God’s tender mercy is far beyond anything that we can compare with it.

Let the wicked forsake his way…let him return to the LORD, and He will have mercy on him…for He will abundantly pardon. 8 “For My thoughts are not your thoughts, nor are your ways My ways,” says the LORD. 9 “For as the heavens are higher than the earth, so are My ways higher than your ways, and My thoughts than your thoughts.” (Isa. 55:7-9)

Jesus walked in the anointing of gladness more than any man in history (Heb. 1:9; Ps. 45:7). He had a free spirit filled with gladness that radiated out of His countenance. Gladness and joy are at the center of Jesus’ personality. Jesus imparts His joy to His people through feeding on His Word unto transforming their emotions so that it becomes their joy. David, the theologian of God’s gladness, described God’s heart as full of joy and pleasures. Jesus is full of joy. His primary posture of heart and leadership style is gladness (Ps 16:11).

God’s glorious gladness is infinite.

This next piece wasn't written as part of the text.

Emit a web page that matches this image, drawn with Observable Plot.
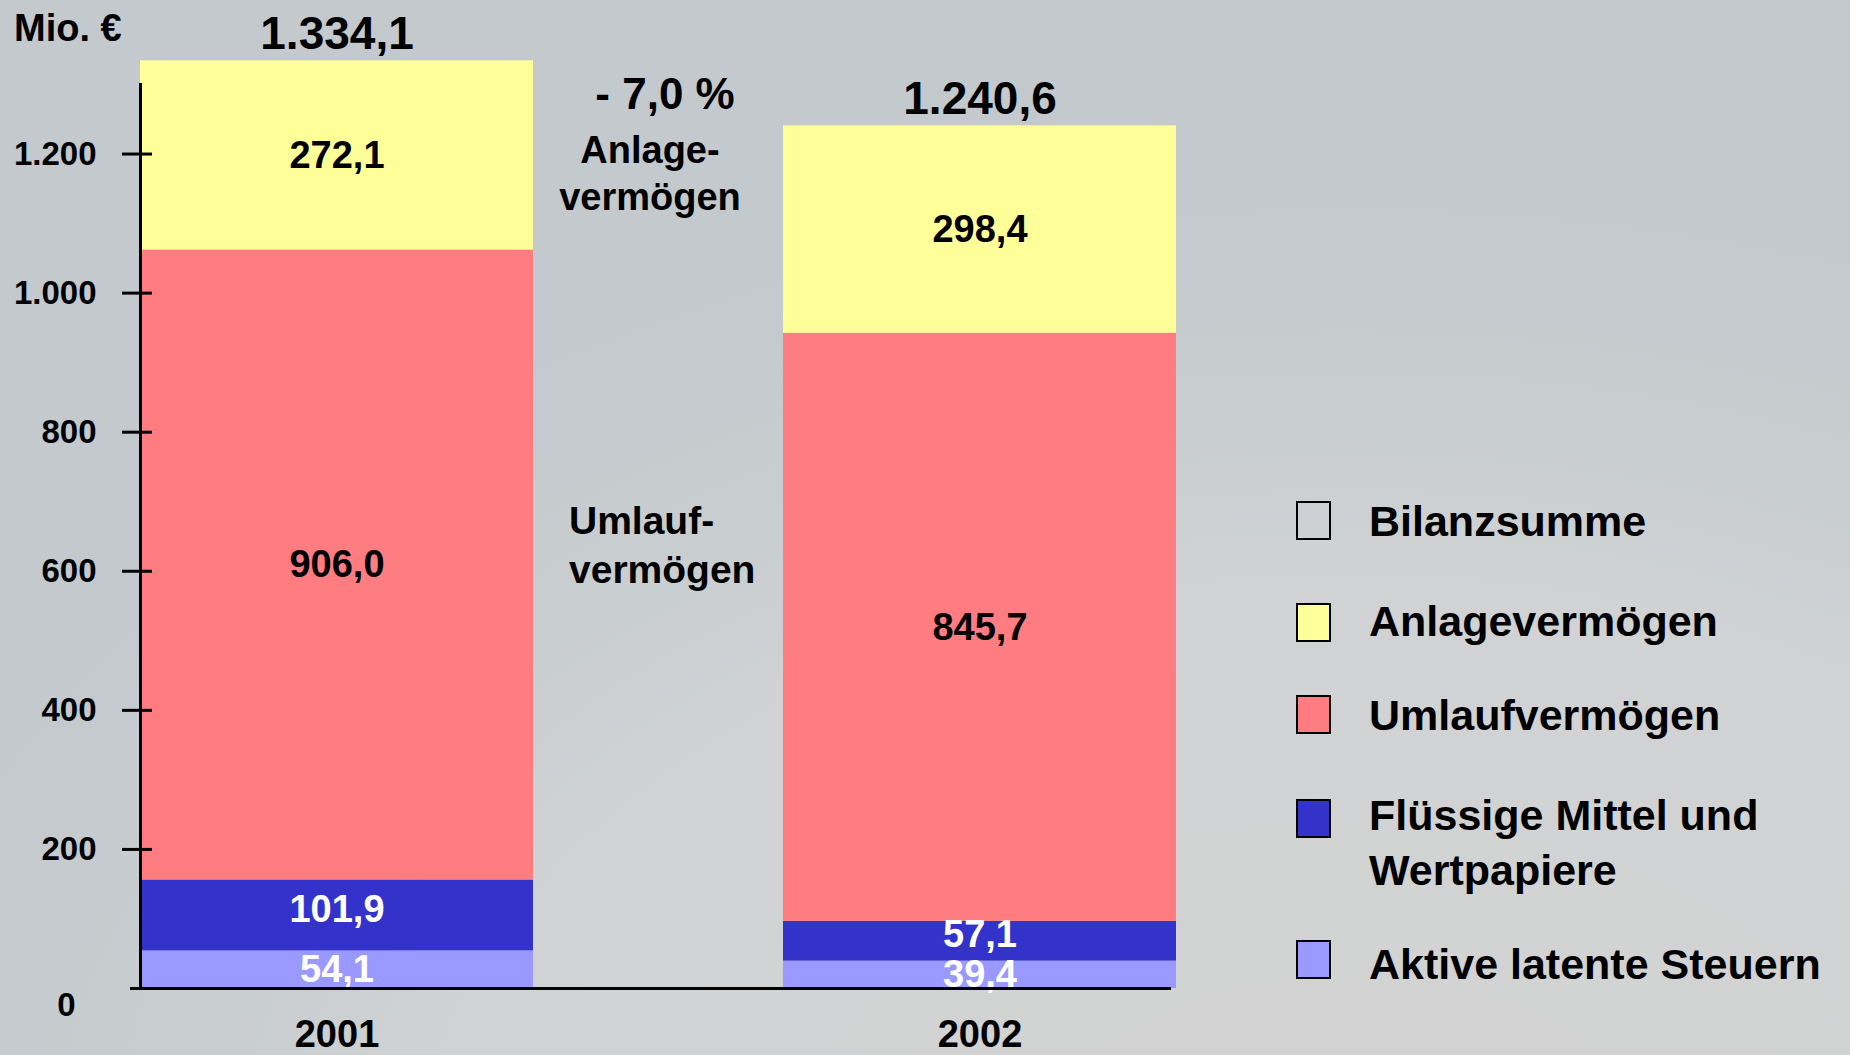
<!DOCTYPE html>
<html>
<head>
<meta charset="utf-8">
<script src="https://cdn.jsdelivr.net/npm/d3@7"></script>
<script src="https://cdn.jsdelivr.net/npm/@observablehq/plot@0.6"></script>
<style>
  html, body { margin: 0; padding: 0; }
  #wrap {
    position: relative; width: 1850px; height: 1055px; overflow: hidden;
    font-family: "Liberation Sans", Arial, sans-serif; font-weight: bold; color: #000;
    background:
      radial-gradient(ellipse 1500px 1000px at 1350px 1200px, #d3d3d3 0%, #d1d2d3 62%, #cbcfd1 72%, #c3c9cd 100%);
  }
  #chart { position: absolute; left: 0; top: 0; }
  .ann { position: absolute; white-space: nowrap; }
  .lg-box { position: absolute; width: 31px; height: 35px; border: 2px solid #000; }
  .lg-txt { position: absolute; font-size: 43px; line-height: 55px; white-space: nowrap; }
</style>
</head>
<body>
<div id="wrap">
  <div id="chart"></div>
  <div class="ann" style="left:14px; top:6px; font-size:38px; line-height:44px;">Mio. €</div>
  <div class="ann" style="left:665px; top:94px; transform:translate(-50%,-50%); font-size:44px; line-height:50px;">- 7,0 %</div>
  <div class="ann" style="left:650px; top:127px; transform:translateX(-50%); font-size:38px; line-height:47px; text-align:center;">Anlage-<br>vermögen</div>
  <div class="ann" style="left:569px; top:496px; font-size:39px; line-height:49px; text-align:left;">Umlauf-<br>vermögen</div>
  <div id="legend"></div>
</div>
<script>
// ---- data ----
const years = ["2001", "2002"];
const categories = ["Aktive latente Steuern", "Flüssige Mittel und Wertpapiere", "Umlaufvermögen", "Anlagevermögen"];
const aktiveLatenteSteuern = [54.1, 39.4];
const fluessigeMittel = [101.9, 57.1];
const umlaufvermoegen = [906.0, 845.7];
const anlagevermoegen = [272.1, 298.4];
const bilanzsumme = [1334.1, 1240.6];
const yTicks = [200, 400, 600, 800, 1000, 1200];
const colors = ["#9999ff", "#3333cc", "#ff7c80", "#ffff99"];
const legendItems = ["Bilanzsumme", "Anlagevermögen", "Umlaufvermögen", "Flüssige Mittel und<br>Wertpapiere", "Aktive latente Steuern"];
const legendColors = ["none", "#ffff99", "#ff7c80", "#3333cc", "#9999ff"];

// ---- build table ----
const series = [aktiveLatenteSteuern, fluessigeMittel, umlaufvermoegen, anlagevermoegen];
const rows = [];
years.forEach((yr, i) => categories.forEach((c, j) => rows.push({year: yr, cat: c, value: series[j][i], ci: j})));
const totals = years.map((yr, i) => ({year: yr, total: bilanzsumme[i]}));

const de = d3.formatLocale({decimal: ",", thousands: ".", grouping: [3], currency: ["", " €"]});
const f1 = de.format(",.1f");
const fInt = de.format(",d");

const stackLabel = (pick, fill, dy) => Plot.text(rows, Plot.stackY({
  x: "year", y: "value", z: "cat", order: categories,
  text: d => pick(d.ci) ? f1(d.value) : null, fill, dy, fontSize: 38, fontWeight: "bold"
}));

const chart = Plot.plot({
  width: 1850,
  height: 1055,
  marginLeft: 140,
  marginRight: 674,
  marginTop: 84,
  marginBottom: 67,
  style: {background: "transparent", fontFamily: "'Liberation Sans', Arial, sans-serif", fontWeight: "bold", color: "#000", overflow: "visible"},
  x: {domain: years, paddingInner: 0.389, paddingOuter: 0},
  y: {domain: [0, 1300]},
  color: {domain: categories, range: colors},
  marks: [
    Plot.barY(rows, {x: "year", y: "value", fill: "cat", order: categories}),
    stackLabel(ci => ci === 0, "#ffffff", 0),
    stackLabel(ci => ci === 1, "#ffffff", -6),
    stackLabel(ci => ci >= 2, "#000000", 0),
    Plot.text(totals, {x: "year", y: "total", text: d => f1(d.total), lineAnchor: "bottom", dy: -12, fontSize: 46, fontWeight: "bold", fill: "#000"}),
    Plot.frame({anchor: "left", stroke: "#000", strokeWidth: 3}),
    Plot.ruleY([0], {stroke: "#000", strokeWidth: 3, insetLeft: -10, insetRight: 5}),
    Plot.axisY({ticks: yTicks, tickSize: 30, dx: 12, tickFormat: () => "", label: null, strokeWidth: 3}),
    Plot.axisY({ticks: yTicks, tickSize: 0, tickPadding: 44, tickFormat: fInt, label: null, fontSize: 33, fontWeight: "bold"}),
    Plot.axisY({ticks: [0], tickSize: 0, tickPadding: 65, dy: 17, tickFormat: fInt, label: null, fontSize: 33, fontWeight: "bold"}),
    Plot.axisX({tickSize: 0, tickPadding: 32, label: null, fontSize: 38, fontWeight: "bold"})
  ]
});
document.getElementById("chart").appendChild(chart);

// ---- legend ----
const legendBoxCenters = [520, 622, 714, 818, 959];
const legendTextTops = [494, 594, 688, 788, 937];
const lg = document.getElementById("legend");
legendItems.forEach((t, i) => {
  const b = document.createElement("div");
  b.className = "lg-box";
  b.style.left = "1296px";
  b.style.top = (legendBoxCenters[i] - 19) + "px";
  b.style.background = legendColors[i] === "none" ? "transparent" : legendColors[i];
  lg.appendChild(b);
  const s = document.createElement("div");
  s.className = "lg-txt";
  s.style.left = "1369px";
  s.style.top = legendTextTops[i] + "px";
  s.innerHTML = t;
  lg.appendChild(s);
});
</script>
</body>
</html>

However, the paradigm that is most common is that of a God who is mostly mad or mostly sad when we relate to Him. The revelation of a God with a smiling heart awakens a smiling heart in us. This revelation releases security in us with a free spirit instead of being dominated by condemnation.

As we become students of God’s emotions, we grow in revelation of His tender mercy, then His gladness and then His affection.